While there have been, as always, mistakes in the coverage, the authors’ sins of commission and omission outweigh them. How does the book get this wrong? Let me describe a few of the ways:

  • Allen D. Hertzke blames the press for failing to recognize that the campaign for international religious rights includes more than just evangelicals eager to make the world safe for evangelism. However, Hertzke fails to mention the fact that the prime legislative manifestation of the campaign, the 1998 International Religious Freedom Act, arose from a desire on the part of President Clinton’s religio-ideological opponents to embarrass him.

  • In castigating the press for focusing excessively on the question of anti-Semitism in “The Passion of the Christ,” Jeremy Lott ignores the ugly history of passion plays in Western culture. He also neglects to mention that the “group of liberal scholars” who expressed concerns about the representation of Jews in the movie was convened at the request of the official in charge of Catholic-Jewish relations for the United States Conference of Catholic Bishops.

  • C. Danielle Vinson and James Guth take political reporters to task for casting religion and the 2004 presidential campaign too much in terms of the “God gap,” which describes the proclivity of the more religious voters to prefer Republicans to Democrats. As someone who, along with the eminent and continually quoted John Green, did a lot to alert the journalistic community to that gap, I beg to differ.

  • Amy Welborn claims that while journalists covered to a fare-thee-well Pope Benedict’s criticism of Muslims in his speech at the University of Regensburg, he was actually tougher on the West. My reading of the speech is that he came down equally hard on both sides and that, more importantly, the speech demonstrated the pope’s woeful ignorance of the history of Islamic thought.

  • Michael Rubin contends that journalists do not recognize the importance of religion in interpreting the politics in Iraq. But a fair reading of the reportage shows that the war correspondents did a far better job of conveying the country’s religious dynamics to the American public than did the political leaders who took the country to war.

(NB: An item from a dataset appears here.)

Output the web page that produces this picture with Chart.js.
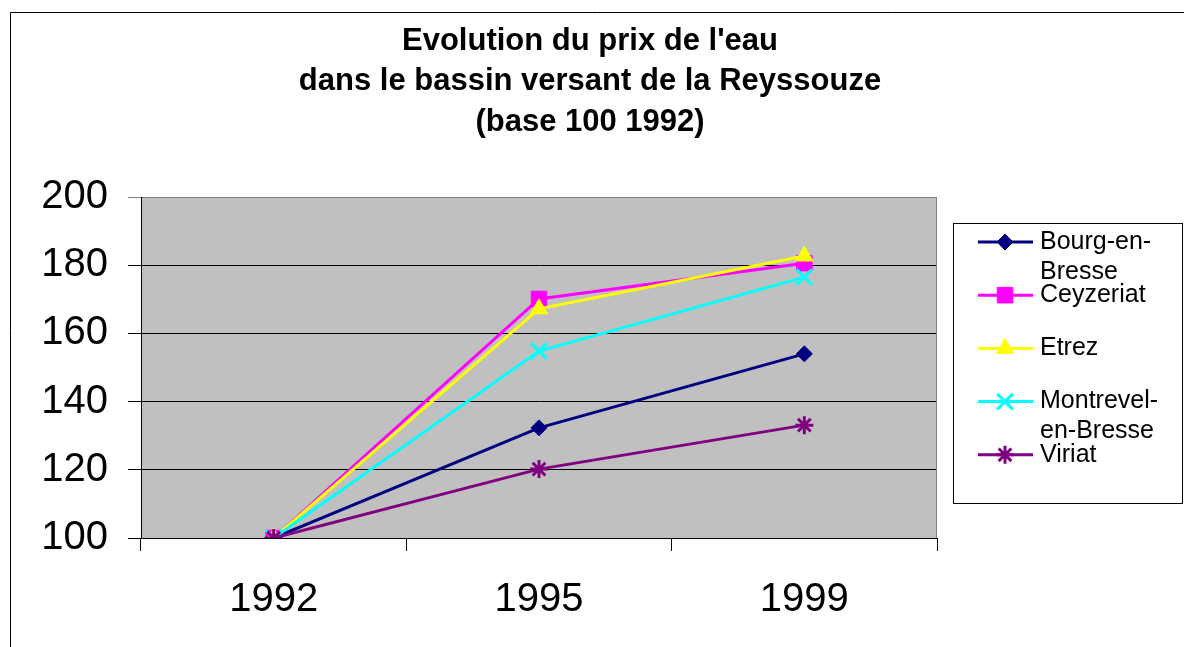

I could go on giving such examples, and I could mention some ways the authors get it right, just as they occasionally grant that the journalists have. The main problem, however, is the usual one: When the journalists don’t tell the story the way “we” see it, then they’ve obviously missed the story. Yet as my comments suggest, it’s not hard to posit other plausible perspectives and informed points of view. Threading one’s way through the thicket, noting and parsing the interpretive differences, is what reporters have to do. The ideologically committed will always have bones to pick with reporting that seeks to find a fair balance.

But the authors of “Blind Spot” should breathe easier. In 21st century journalism, every person gets to play. Indeed, in no sphere of coverage today are there more online commentators, tipsters, reporters and screamers than the religious arena—or rather, the almost infinite number of arenas that engage the religious interests and commitments of humankind.

Though a faculty member at a small New England college, I am also a blogger on religion and politics (www.spiritual-politics.org). As such, I’m offered credentials to press conferences—and the presidential inauguration—and I’ve received phone calls this year from a White House official annoyed at my posts. Like many others among my blogging brethren, I think I know what the story of the day is in my corner of the news, and I do what I can to persuade journalists to take notice and tell their stories accordingly. Sometimes they do. The problem is, there are fewer and fewer of them to do it.

The pleasant thought that, yes, reporters would get it right if they only paid attention to me, is yielding to the reality of just a lot of voices, each shouting out his or her own version of the news. The churches are emptying and the streets are full of missionaries. Who are the passersby to listen to?

Mark Silk, director of The Leonard E. Greenberg Center for the Study of Religion in Public Life at Trinity College, worked for The Atlanta Journal-Constitution from 1987 to 1996.